┌──

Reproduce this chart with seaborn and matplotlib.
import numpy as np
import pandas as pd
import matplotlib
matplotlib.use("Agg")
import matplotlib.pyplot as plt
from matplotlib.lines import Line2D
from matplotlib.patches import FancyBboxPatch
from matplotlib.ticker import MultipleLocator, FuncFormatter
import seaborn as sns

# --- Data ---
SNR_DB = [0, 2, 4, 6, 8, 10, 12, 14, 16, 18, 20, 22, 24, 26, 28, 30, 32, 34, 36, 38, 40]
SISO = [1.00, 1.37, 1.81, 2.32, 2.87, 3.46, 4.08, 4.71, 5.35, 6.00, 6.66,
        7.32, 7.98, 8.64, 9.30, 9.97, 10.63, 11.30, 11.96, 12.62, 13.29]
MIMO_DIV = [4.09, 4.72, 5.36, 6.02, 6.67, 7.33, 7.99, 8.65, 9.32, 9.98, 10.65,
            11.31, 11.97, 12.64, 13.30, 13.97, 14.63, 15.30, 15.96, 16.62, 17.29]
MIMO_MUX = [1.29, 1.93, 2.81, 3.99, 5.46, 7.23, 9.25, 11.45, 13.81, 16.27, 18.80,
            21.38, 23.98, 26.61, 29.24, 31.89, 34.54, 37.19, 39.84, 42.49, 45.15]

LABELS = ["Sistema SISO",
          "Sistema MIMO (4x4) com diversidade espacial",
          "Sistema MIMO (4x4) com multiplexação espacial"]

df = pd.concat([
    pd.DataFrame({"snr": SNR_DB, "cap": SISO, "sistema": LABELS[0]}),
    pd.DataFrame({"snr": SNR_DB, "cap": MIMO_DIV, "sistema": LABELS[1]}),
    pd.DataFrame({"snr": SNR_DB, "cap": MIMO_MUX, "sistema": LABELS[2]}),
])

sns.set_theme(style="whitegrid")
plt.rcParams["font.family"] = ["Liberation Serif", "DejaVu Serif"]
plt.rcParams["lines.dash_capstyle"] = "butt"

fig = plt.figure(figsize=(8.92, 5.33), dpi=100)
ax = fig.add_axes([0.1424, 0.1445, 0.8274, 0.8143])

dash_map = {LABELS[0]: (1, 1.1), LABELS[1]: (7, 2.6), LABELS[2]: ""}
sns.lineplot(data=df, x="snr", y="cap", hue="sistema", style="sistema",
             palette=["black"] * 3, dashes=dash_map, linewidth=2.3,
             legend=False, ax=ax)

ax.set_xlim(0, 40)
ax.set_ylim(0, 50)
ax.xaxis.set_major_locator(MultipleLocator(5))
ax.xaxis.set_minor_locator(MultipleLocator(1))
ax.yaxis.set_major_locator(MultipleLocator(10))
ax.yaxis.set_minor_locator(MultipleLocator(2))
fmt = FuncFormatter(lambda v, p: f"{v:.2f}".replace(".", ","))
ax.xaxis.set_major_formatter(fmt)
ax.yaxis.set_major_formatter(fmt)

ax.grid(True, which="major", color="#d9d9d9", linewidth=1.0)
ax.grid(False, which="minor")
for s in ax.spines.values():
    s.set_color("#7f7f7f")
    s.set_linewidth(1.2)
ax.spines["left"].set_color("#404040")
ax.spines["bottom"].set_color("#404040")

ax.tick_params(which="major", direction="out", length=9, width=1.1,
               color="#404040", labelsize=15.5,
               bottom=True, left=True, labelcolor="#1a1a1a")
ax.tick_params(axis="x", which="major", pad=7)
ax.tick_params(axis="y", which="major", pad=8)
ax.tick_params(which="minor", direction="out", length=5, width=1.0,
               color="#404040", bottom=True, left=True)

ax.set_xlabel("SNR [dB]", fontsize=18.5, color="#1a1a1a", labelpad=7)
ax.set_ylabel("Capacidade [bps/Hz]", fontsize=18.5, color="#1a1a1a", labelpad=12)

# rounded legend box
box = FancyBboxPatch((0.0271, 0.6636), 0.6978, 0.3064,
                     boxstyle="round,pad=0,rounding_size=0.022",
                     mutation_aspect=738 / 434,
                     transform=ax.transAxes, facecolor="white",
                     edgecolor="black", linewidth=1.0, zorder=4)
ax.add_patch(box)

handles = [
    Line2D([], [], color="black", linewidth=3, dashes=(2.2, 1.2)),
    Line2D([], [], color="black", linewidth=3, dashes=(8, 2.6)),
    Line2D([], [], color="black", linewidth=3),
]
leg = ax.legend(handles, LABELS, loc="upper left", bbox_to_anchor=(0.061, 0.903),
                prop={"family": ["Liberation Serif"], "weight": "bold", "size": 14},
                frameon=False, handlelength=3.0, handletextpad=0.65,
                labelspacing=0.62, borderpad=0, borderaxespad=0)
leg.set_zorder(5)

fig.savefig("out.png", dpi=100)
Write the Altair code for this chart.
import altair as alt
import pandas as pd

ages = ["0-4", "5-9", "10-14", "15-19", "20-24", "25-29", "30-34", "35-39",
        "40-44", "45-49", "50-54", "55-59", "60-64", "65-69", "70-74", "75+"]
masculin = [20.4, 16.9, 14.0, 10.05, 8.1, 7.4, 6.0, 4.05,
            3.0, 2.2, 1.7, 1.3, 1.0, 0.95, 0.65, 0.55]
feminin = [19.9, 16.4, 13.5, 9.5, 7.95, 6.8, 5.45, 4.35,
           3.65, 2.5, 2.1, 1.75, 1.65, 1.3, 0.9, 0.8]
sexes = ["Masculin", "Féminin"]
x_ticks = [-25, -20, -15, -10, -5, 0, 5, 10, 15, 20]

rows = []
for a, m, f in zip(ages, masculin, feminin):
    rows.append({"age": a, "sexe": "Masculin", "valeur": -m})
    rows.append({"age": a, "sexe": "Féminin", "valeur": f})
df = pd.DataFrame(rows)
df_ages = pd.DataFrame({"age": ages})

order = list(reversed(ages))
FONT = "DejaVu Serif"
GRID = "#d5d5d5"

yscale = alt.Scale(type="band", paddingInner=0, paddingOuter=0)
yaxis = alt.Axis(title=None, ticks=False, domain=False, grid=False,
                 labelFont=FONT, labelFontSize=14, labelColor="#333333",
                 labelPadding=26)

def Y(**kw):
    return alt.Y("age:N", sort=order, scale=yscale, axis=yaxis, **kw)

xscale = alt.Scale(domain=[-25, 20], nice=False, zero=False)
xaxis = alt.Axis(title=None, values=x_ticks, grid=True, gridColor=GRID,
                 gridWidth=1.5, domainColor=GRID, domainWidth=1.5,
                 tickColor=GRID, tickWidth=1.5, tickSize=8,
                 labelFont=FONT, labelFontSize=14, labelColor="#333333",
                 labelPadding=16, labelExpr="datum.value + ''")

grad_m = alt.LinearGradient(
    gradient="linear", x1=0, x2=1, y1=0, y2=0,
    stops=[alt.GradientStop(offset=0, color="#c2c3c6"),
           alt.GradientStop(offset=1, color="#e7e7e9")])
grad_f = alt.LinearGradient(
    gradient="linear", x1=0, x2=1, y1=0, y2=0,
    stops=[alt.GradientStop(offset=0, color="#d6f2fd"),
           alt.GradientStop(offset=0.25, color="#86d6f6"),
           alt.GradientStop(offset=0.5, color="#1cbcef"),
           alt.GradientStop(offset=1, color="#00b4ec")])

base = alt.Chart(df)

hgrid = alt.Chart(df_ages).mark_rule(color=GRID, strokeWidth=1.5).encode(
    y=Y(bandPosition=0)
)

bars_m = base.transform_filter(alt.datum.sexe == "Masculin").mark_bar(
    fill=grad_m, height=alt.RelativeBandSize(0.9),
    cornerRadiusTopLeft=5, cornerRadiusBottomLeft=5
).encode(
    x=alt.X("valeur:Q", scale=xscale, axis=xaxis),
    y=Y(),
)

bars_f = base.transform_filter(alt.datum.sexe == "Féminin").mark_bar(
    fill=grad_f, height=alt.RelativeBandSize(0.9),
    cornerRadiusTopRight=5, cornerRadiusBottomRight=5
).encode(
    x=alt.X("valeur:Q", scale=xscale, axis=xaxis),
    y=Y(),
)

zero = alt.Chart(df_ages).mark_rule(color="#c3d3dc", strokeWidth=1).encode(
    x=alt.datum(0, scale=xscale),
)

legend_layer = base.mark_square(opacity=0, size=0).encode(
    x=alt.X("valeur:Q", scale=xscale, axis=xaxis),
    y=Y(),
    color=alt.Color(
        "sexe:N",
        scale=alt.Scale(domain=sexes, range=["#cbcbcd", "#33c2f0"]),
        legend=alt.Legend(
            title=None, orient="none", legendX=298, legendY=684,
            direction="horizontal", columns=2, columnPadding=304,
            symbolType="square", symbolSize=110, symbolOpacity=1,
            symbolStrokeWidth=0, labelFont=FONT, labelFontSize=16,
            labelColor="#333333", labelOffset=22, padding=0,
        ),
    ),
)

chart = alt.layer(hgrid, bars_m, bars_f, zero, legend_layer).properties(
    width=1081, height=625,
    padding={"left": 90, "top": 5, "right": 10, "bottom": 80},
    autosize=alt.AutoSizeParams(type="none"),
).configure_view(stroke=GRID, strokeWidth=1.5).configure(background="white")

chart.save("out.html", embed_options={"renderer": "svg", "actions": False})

└──

What you will do> Each line from the top of the material above through the line with "ax = fig.add_axes([0.1424, 0.1445, 0.8274, 0.8143])" must be echoed exactly, and no other line.

Expected answer>
Reproduce this chart with seaborn and matplotlib.
import numpy as np
import pandas as pd
import matplotlib
matplotlib.use("Agg")
import matplotlib.pyplot as plt
from matplotlib.lines import Line2D
from matplotlib.patches import FancyBboxPatch
from matplotlib.ticker import MultipleLocator, FuncFormatter
import seaborn as sns

# --- Data ---
SNR_DB = [0, 2, 4, 6, 8, 10, 12, 14, 16, 18, 20, 22, 24, 26, 28, 30, 32, 34, 36, 38, 40]
SISO = [1.00, 1.37, 1.81, 2.32, 2.87, 3.46, 4.08, 4.71, 5.35, 6.00, 6.66,
        7.32, 7.98, 8.64, 9.30, 9.97, 10.63, 11.30, 11.96, 12.62, 13.29]
MIMO_DIV = [4.09, 4.72, 5.36, 6.02, 6.67, 7.33, 7.99, 8.65, 9.32, 9.98, 10.65,
            11.31, 11.97, 12.64, 13.30, 13.97, 14.63, 15.30, 15.96, 16.62, 17.29]
MIMO_MUX = [1.29, 1.93, 2.81, 3.99, 5.46, 7.23, 9.25, 11.45, 13.81, 16.27, 18.80,
            21.38, 23.98, 26.61, 29.24, 31.89, 34.54, 37.19, 39.84, 42.49, 45.15]

LABELS = ["Sistema SISO",
          "Sistema MIMO (4x4) com diversidade espacial",
          "Sistema MIMO (4x4) com multiplexação espacial"]

df = pd.concat([
    pd.DataFrame({"snr": SNR_DB, "cap": SISO, "sistema": LABELS[0]}),
    pd.DataFrame({"snr": SNR_DB, "cap": MIMO_DIV, "sistema": LABELS[1]}),
    pd.DataFrame({"snr": SNR_DB, "cap": MIMO_MUX, "sistema": LABELS[2]}),
])

sns.set_theme(style="whitegrid")
plt.rcParams["font.family"] = ["Liberation Serif", "DejaVu Serif"]
plt.rcParams["lines.dash_capstyle"] = "butt"

fig = plt.figure(figsize=(8.92, 5.33), dpi=100)
ax = fig.add_axes([0.1424, 0.1445, 0.8274, 0.8143])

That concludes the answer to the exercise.